Manifesto of Race
The Manifesto of Race (Italian: Manifesto della razza), sometimes known as the Charter of Race or Racial Manifesto, was a manifesto published on 14 July 1938 which prepared the enactment, in September 1938, of a set of laws in Fascist Italy. The laws are regarded as antisemitic in nature, stripping the Jews of Italian citizenship and with it any position in the government or professions which many previously held. The manifesto demonstrated the enormous influence Adolf Hitler had over Benito Mussolini since Italy had become allied with Nazi Germany.
In the sixteen years of Benito Mussolini's dictatorship prior to this, there had not been any race laws; Mussolini had held the view that a small contingent of Italian Jews had lived in Italy "since the days of the Kings of Rome" (a reference to the Bené Roma) and should "remain undisturbed". There were even some Jews in the National Fascist Party, such as Ettore Ovazza who in 1935 founded the Jewish Fascist paper La Nostra Bandiera. The German influence on Italian policy upset the established balance in Fascist Italy and proved highly unpopular to most Italians, to the extent that Pope Pius XI sent a letter to Mussolini protesting against the new laws. Among the 42 signers of the "Manifesto of Race" were two medical doctors (S. Visco and N. Fende), an anthropologist (L. Cipriani), a zoologist (E. Zavattari) and a statistician (F. Savorgnan).
The Manifesto of Race, published in July 1938, declared the Italians to be descendants of the Aryan race. It targeted races that were seen as inferior (i.e. not of Aryan descent). In particular, Jews were banned from many professions and could have their property confiscated. Under racial laws, marriages between Italians and Jews were abolished, Jews were banned from positions in banking, government, and education, and their properties were confiscated.[clarification needed] These laws also targeted African races.
According to the historian Renzo De Felice, the influence of the Nazis and of Germany was significant, but not the sole factor in the generation of these racial concerns and decrees. From the Nazi side there had not been pressure because Italy allied itself even in this subject of race with Germany; and Mussolini had been himself ideologically expounding upon the need to preserve the stock of the "European Aryan" race for years.

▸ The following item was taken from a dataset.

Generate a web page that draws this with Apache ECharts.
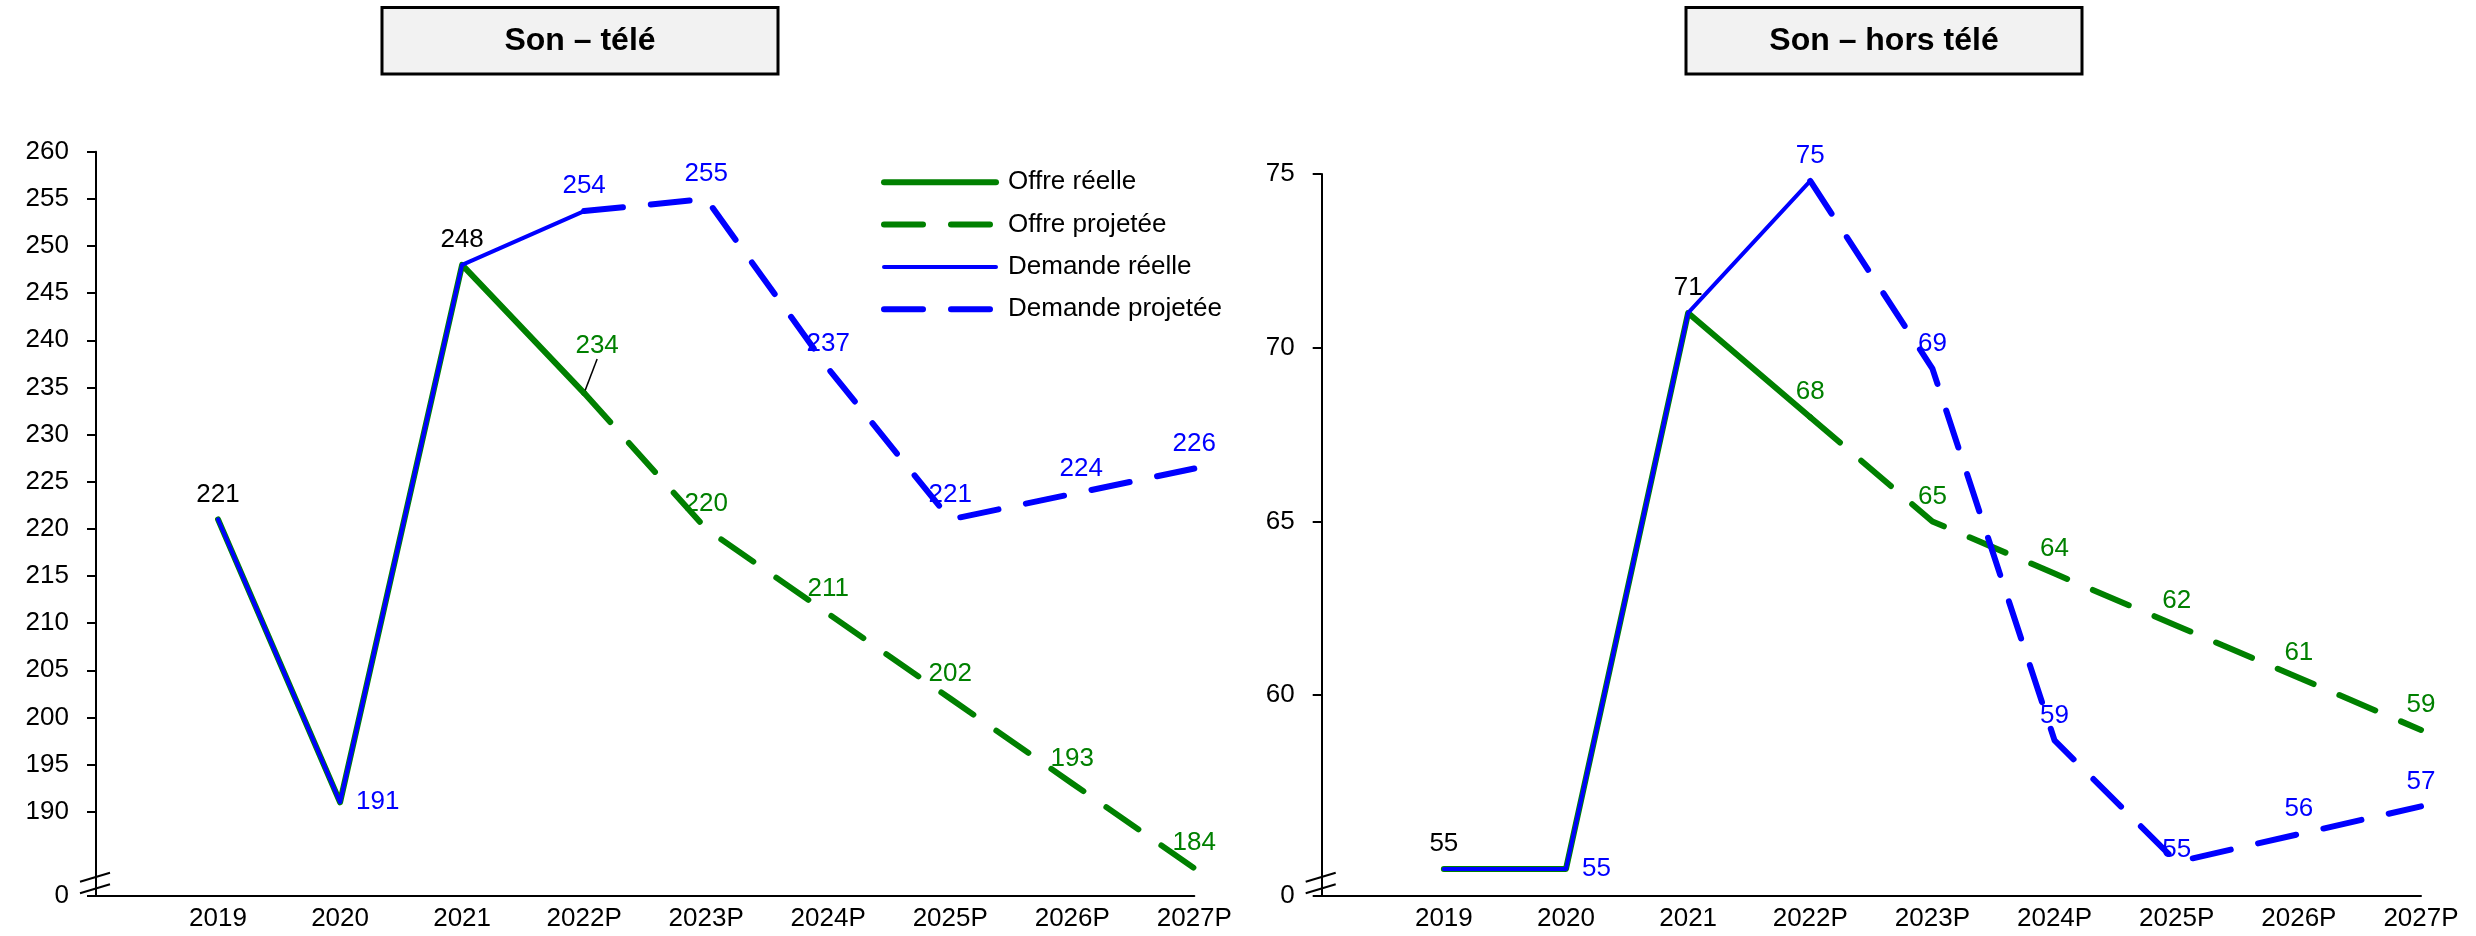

The strong Italian and German alliance was greatly bound by the common political philosophy of fascism as a form of "progressive reaction"—both Mussolini and Hitler despised modern-style liberal humanist democracy, but lauded their own ideas of fascism as paradoxically the fulfillment of true, anti-Marxist, "organized, centralized, authoritarian democracy" or "folk-socialist democracy". Mussolini was greatly admired by Adolf Hitler, and in one of his conversations Hitler opened up emotionally, declaring the Duce was his "only real friend". Hitler was captivated and personally inspired by the 1922 March on Rome and envisioned himself at the head of a similar march on Berlin. Thus, Mussolini increasingly decided to harmonize Italian Fascism with the National Socialists by introducing anti-Semitic legislation in Italy as evidence of his good faith. He conceived it, at least partially and tactically, as an offering calculated to solidify the Italo-German Alliance. In Fascist literature and periodicals, a shift toward a less refined racism, accentuating the biological, Indo-European element occurred, emphasizing the original Latin Romans as a nucleus of warlike Aryans closely related to Celtic and paleo-Iranian ethnic groups (see Italo-Celtic) and more and more Italian Fascist nationalism merged with Aryan racism doctrinally.
After considerable resistance, National Socialists influence began to penetrate some circles in Fascist Italy. The individualistic maverick thinker Julius Evola was key in introducing Aryan racism and anti-Semitism into Fascist Italy. In general, however, there was a concerted effort to distinguish Fascist "racism", allegedly of "culturalist" variety, from that emanating from the Germanic realm. Giovanni Gentile, for example, despised the introduction of biological racism into Fascism, and the same can be said of the majority of the early theoreticians of intellectual Fascism. Yet a concern for corporate group national identity, as opposed to what Gentile called the "solipsist ego" enshrined by demo-liberal politics, was always part of the Fascist world-view. In any case, it was not unusual, before the outbreak of Second World War, for Fascist intellectuals to oppose themselves to the more excessive and irrational components of Ariosophy-descended National Socialist racism.